▶ _INFORMATION PROVIDED_:

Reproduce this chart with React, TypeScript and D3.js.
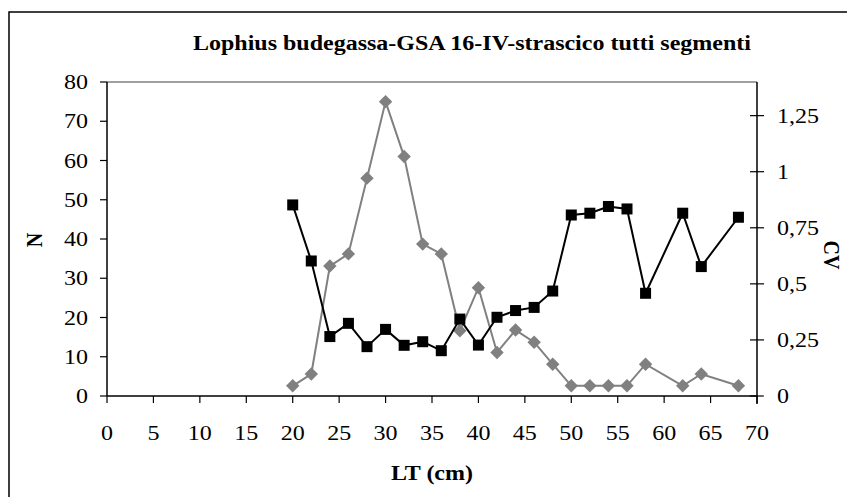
import * as d3 from "d3";

const lengths = [20, 22, 24, 26, 28, 30, 32, 34, 36, 38, 40, 42, 44, 46, 48, 50, 52, 54, 56, 58, 62, 64, 68];
const nValues = [2.6, 5.6, 33.1, 36.2, 55.5, 75, 61, 38.7, 36.2, 16.6, 27.6, 11.1, 16.8, 13.7, 8.1, 2.6, 2.6, 2.6, 2.6, 8.1, 2.6, 5.6, 2.6];
const cvValues = [0.852, 0.602, 0.265, 0.324, 0.22, 0.297, 0.226, 0.242, 0.202, 0.343, 0.227, 0.351, 0.381, 0.395, 0.468, 0.807, 0.815, 0.845, 0.834, 0.458, 0.815, 0.577, 0.797];
const xTicks = [0, 5, 10, 15, 20, 25, 30, 35, 40, 45, 50, 55, 60, 65, 70];
const nTicks = [0, 10, 20, 30, 40, 50, 60, 70, 80];
const cvTicks = [0, 0.25, 0.5, 0.75, 1, 1.25];

const title = "Lophius budegassa-GSA 16-IV-strascico tutti segmenti";
const W = 847;
const H = 497;
const font = "'Liberation Serif', 'Times New Roman', serif";
// the picture's type is wider than it is tall
const sx = 1.2;

const fmtCv = (v: number) => String(v).replace(".", ",");

export default function App() {
  const left = 107, right = 757, top = 82, bottom = 396;
  const x = d3.scaleLinear().domain([0, 70]).range([left, right]);
  const yN = d3.scaleLinear().domain([0, 80]).range([bottom, top]);
  const yCv = d3.scaleLinear().domain([0, 1.4]).range([bottom, top]);

  const nPts = lengths.map((l, i) => ({ x: l, y: nValues[i] }));
  const cvPts = lengths.map((l, i) => ({ x: l, y: cvValues[i] }));

  const nLine = d3.line<{ x: number; y: number }>().x((d) => x(d.x)).y((d) => yN(d.y))(nPts);
  const cvLine = d3.line<{ x: number; y: number }>().x((d) => x(d.x)).y((d) => yCv(d.y))(cvPts);

  const diamond = d3.symbol(d3.symbolSquare, 90)();

  const at = (px: number, py: number, rot = 0) => `translate(${px},${py}) scale(${sx},1) rotate(${rot})`;

  return (
    <svg width={W} height={H} style={{ position: "absolute", left: 0, top: 0, background: "#fff" }} fontFamily={font}>
      {/* outer frame */}
      <path d={`M9,${H + 2} V12 H${W + 2}`} stroke="#000" strokeWidth={1.5} fill="none" />

      <text transform={at(472, 50)} textAnchor="middle" fontWeight="bold" fontSize={20}>{title}</text>

      {/* plot border top */}
      <line x1={left} x2={right} y1={top} y2={top} stroke="#808080" strokeWidth={1.5} />

      {/* left axis */}
      <line x1={left} x2={left} y1={top} y2={bottom} stroke="#000" strokeWidth={1.5} />
      {nTicks.map((t) => (
        <g key={t}>
          <line x1={left - 7} x2={left} y1={yN(t)} y2={yN(t)} stroke="#000" strokeWidth={1.2} />
          <text transform={at(88, yN(t))} dy="0.35em" textAnchor="end" fontSize={20}>{t}</text>
        </g>
      ))}

      {/* right axis */}
      <line x1={right} x2={right} y1={top} y2={bottom + 8} stroke="#000" strokeWidth={1.5} />
      {cvTicks.map((t) => (
        <g key={t}>
          <line x1={right - 7} x2={right + 7} y1={yCv(t)} y2={yCv(t)} stroke="#000" strokeWidth={1.2} />
          <text transform={at(777, yCv(t))} dy="0.35em" textAnchor="start" fontSize={20}>{fmtCv(t)}</text>
        </g>
      ))}

      {/* x axis */}
      <line x1={left} x2={right} y1={bottom} y2={bottom} stroke="#000" strokeWidth={1.5} />
      {xTicks.map((t) => (
        <g key={t}>
          <line x1={x(t)} x2={x(t)} y1={bottom} y2={bottom + 7} stroke="#000" strokeWidth={1.2} />
          <text transform={at(x(t), 440)} textAnchor="middle" fontSize={20}>{t}</text>
        </g>
      ))}

      {/* series N */}
      <path d={nLine!} stroke="#808080" strokeWidth={2} fill="none" />
      {nPts.map((p, i) => (
        <path key={i} d={diamond!} transform={`translate(${x(p.x)},${yN(p.y)}) rotate(45)`} fill="#808080" />
      ))}

      {/* series CV */}
      <path d={cvLine!} stroke="#000" strokeWidth={2} fill="none" />
      {cvPts.map((p, i) => (
        <rect key={i} x={x(p.x) - 5.5} y={yCv(p.y) - 5.5} width={11} height={11} fill="#000" />
      ))}

      {/* axis titles */}
      <text transform={at(42, 240, -90)} textAnchor="middle" fontWeight="bold" fontSize={20}>N</text>
      <text transform={at(824, 255, 90)} textAnchor="middle" fontWeight="bold" fontSize={20}>CV</text>
      <text transform={at(432, 480)} textAnchor="middle" fontWeight="bold" fontSize={20}>LT (cm)</text>
    </svg>
  );
}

▶ _WRITTEN PROBLEM_:
Reproduce the full listing faithfully, but do not carry over any pictures.

▶ _FULL SOLUTION_:
Reproduce this chart with React, TypeScript and D3.js.
import * as d3 from "d3";

const lengths = [20, 22, 24, 26, 28, 30, 32, 34, 36, 38, 40, 42, 44, 46, 48, 50, 52, 54, 56, 58, 62, 64, 68];
const nValues = [2.6, 5.6, 33.1, 36.2, 55.5, 75, 61, 38.7, 36.2, 16.6, 27.6, 11.1, 16.8, 13.7, 8.1, 2.6, 2.6, 2.6, 2.6, 8.1, 2.6, 5.6, 2.6];
const cvValues = [0.852, 0.602, 0.265, 0.324, 0.22, 0.297, 0.226, 0.242, 0.202, 0.343, 0.227, 0.351, 0.381, 0.395, 0.468, 0.807, 0.815, 0.845, 0.834, 0.458, 0.815, 0.577, 0.797];
const xTicks = [0, 5, 10, 15, 20, 25, 30, 35, 40, 45, 50, 55, 60, 65, 70];
const nTicks = [0, 10, 20, 30, 40, 50, 60, 70, 80];
const cvTicks = [0, 0.25, 0.5, 0.75, 1, 1.25];

const title = "Lophius budegassa-GSA 16-IV-strascico tutti segmenti";
const W = 847;
const H = 497;
const font = "'Liberation Serif', 'Times New Roman', serif";
// the picture's type is wider than it is tall
const sx = 1.2;

const fmtCv = (v: number) => String(v).replace(".", ",");

export default function App() {
  const left = 107, right = 757, top = 82, bottom = 396;
  const x = d3.scaleLinear().domain([0, 70]).range([left, right]);
  const yN = d3.scaleLinear().domain([0, 80]).range([bottom, top]);
  const yCv = d3.scaleLinear().domain([0, 1.4]).range([bottom, top]);

  const nPts = lengths.map((l, i) => ({ x: l, y: nValues[i] }));
  const cvPts = lengths.map((l, i) => ({ x: l, y: cvValues[i] }));

  const nLine = d3.line<{ x: number; y: number }>().x((d) => x(d.x)).y((d) => yN(d.y))(nPts);
  const cvLine = d3.line<{ x: number; y: number }>().x((d) => x(d.x)).y((d) => yCv(d.y))(cvPts);

  const diamond = d3.symbol(d3.symbolSquare, 90)();

  const at = (px: number, py: number, rot = 0) => `translate(${px},${py}) scale(${sx},1) rotate(${rot})`;

  return (
    <svg width={W} height={H} style={{ position: "absolute", left: 0, top: 0, background: "#fff" }} fontFamily={font}>
      {/* outer frame */}
      <path d={`M9,${H + 2} V12 H${W + 2}`} stroke="#000" strokeWidth={1.5} fill="none" />

      <text transform={at(472, 50)} textAnchor="middle" fontWeight="bold" fontSize={20}>{title}</text>

      {/* plot border top */}
      <line x1={left} x2={right} y1={top} y2={top} stroke="#808080" strokeWidth={1.5} />

      {/* left axis */}
      <line x1={left} x2={left} y1={top} y2={bottom} stroke="#000" strokeWidth={1.5} />
      {nTicks.map((t) => (
        <g key={t}>
          <line x1={left - 7} x2={left} y1={yN(t)} y2={yN(t)} stroke="#000" strokeWidth={1.2} />
          <text transform={at(88, yN(t))} dy="0.35em" textAnchor="end" fontSize={20}>{t}</text>
        </g>
      ))}

      {/* right axis */}
      <line x1={right} x2={right} y1={top} y2={bottom + 8} stroke="#000" strokeWidth={1.5} />
      {cvTicks.map((t) => (
        <g key={t}>
          <line x1={right - 7} x2={right + 7} y1={yCv(t)} y2={yCv(t)} stroke="#000" strokeWidth={1.2} />
          <text transform={at(777, yCv(t))} dy="0.35em" textAnchor="start" fontSize={20}>{fmtCv(t)}</text>
        </g>
      ))}

      {/* x axis */}
      <line x1={left} x2={right} y1={bottom} y2={bottom} stroke="#000" strokeWidth={1.5} />
      {xTicks.map((t) => (
        <g key={t}>
          <line x1={x(t)} x2={x(t)} y1={bottom} y2={bottom + 7} stroke="#000" strokeWidth={1.2} />
          <text transform={at(x(t), 440)} textAnchor="middle" fontSize={20}>{t}</text>
        </g>
      ))}

      {/* series N */}
      <path d={nLine!} stroke="#808080" strokeWidth={2} fill="none" />
      {nPts.map((p, i) => (
        <path key={i} d={diamond!} transform={`translate(${x(p.x)},${yN(p.y)}) rotate(45)`} fill="#808080" />
      ))}

      {/* series CV */}
      <path d={cvLine!} stroke="#000" strokeWidth={2} fill="none" />
      {cvPts.map((p, i) => (
        <rect key={i} x={x(p.x) - 5.5} y={yCv(p.y) - 5.5} width={11} height={11} fill="#000" />
      ))}

      {/* axis titles */}
      <text transform={at(42, 240, -90)} textAnchor="middle" fontWeight="bold" fontSize={20}>N</text>
      <text transform={at(824, 255, 90)} textAnchor="middle" fontWeight="bold" fontSize={20}>CV</text>
      <text transform={at(432, 480)} textAnchor="middle" fontWeight="bold" fontSize={20}>LT (cm)</text>
    </svg>
  );
}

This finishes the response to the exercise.